Coachella Valley agencies are considering various ways to conserve water during the state's extreme drought, including looking at landscaping water use.

The city of La Quinta, which already replaced the grassy borders at Civic Center Park with desert landscaping, is now looking at doing away with the lush grass surrounding city hall.

"We're going to be looking at a number of different areas where La Quinta can help reduce the amount of water use in our city and … turf is part of that," Mayor Pro Tem Lee Osborne said Monday. "We have to look at everything."

Tim Jonasson, public works director, said the city plans to partner with the Coachella Valley Water District, which provides water to the city and its residents, to replace its turf in the city.

The water district board of directors meets Tuesday and will be asked to impose mandatory watering restrictions in addition to increasing its water conservation program funding by $540,000 — including $130,000 more for turf replacement.

Gov. Jerry Brown declared a statewide drought emergency in January and, on July 28, the State Water Resources Control Board imposed emergency measures that require water agencies and water users to increase water conservation or face potential fines.

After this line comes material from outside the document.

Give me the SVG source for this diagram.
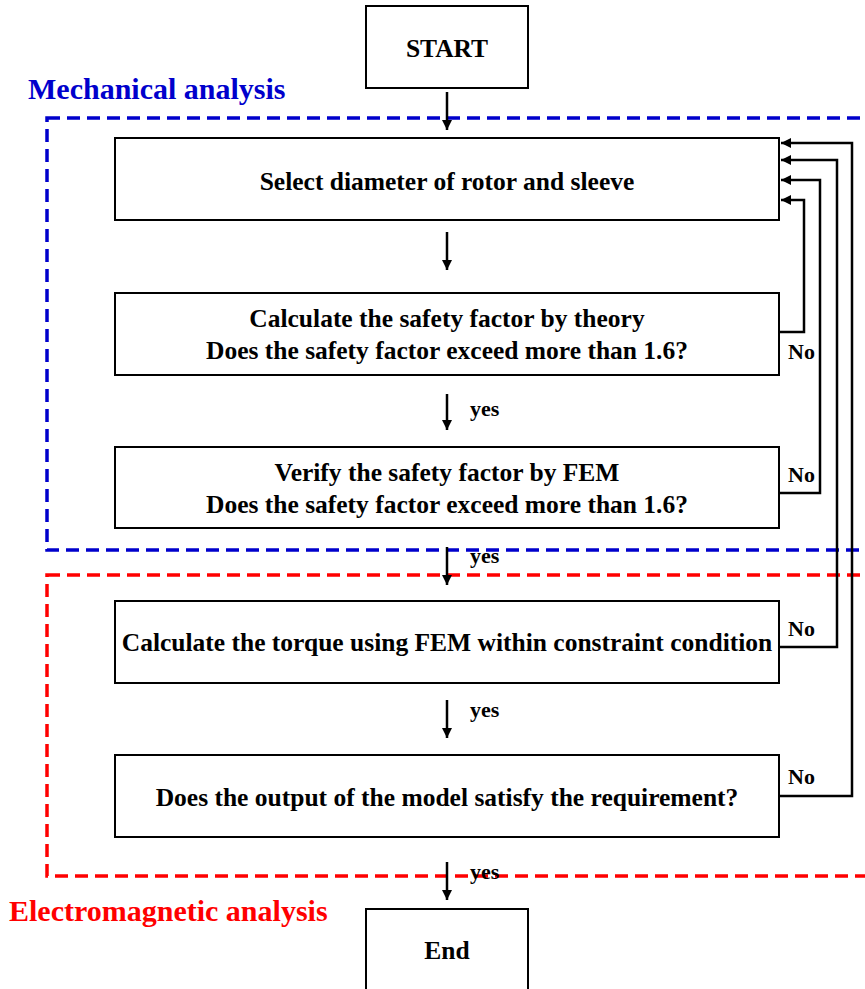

The Palm Springs-based Desert Water Agency on Aug. 5 adopted mandatory water restrictions, prohibiting customers from hosing down driveways, prohibiting the watering of lawns and outdoor irrigation between 10 a.m. and 5 p.m., and limiting the service of water at restaurants to only those who request it.

CVWD is being asked to approve similar water restrictions.

"With people being aware of the drought, we're anticipating it will increase interest in our (water conservation) program. We're expecting … more people to take advantage," district spokeswoman Heather Engel said Monday.

Engel said La Quinta could choose to participate in the district's rebate program directed toward large landscape users that include homeowners' associations, businesses and cities. The program also has a separate category for residential only.

Tuesday's discussion will include increasing the maximum rebate for the large landscape users from $10,000 per project to $25,000 per project. Users are allowed up to two projects.

La Quinta already converted its civic center park border to desert landscape a few years back, Jonasson said.

Rancho Mirage has also removed turf in the city by partnering with the CVWD on a "special cost share" program outside the realm of the rebate program, Engel said.

Jonasson said La Quinta had hoped to replace the turf around city hall this year, but couldn't afford the $477,000 price tag, so it's being pushed to next year as part of the capital improvement program.

He said he envisions the city working with CVWD in a similar fashion as Rancho Mirage as to not compete against HOA's for money.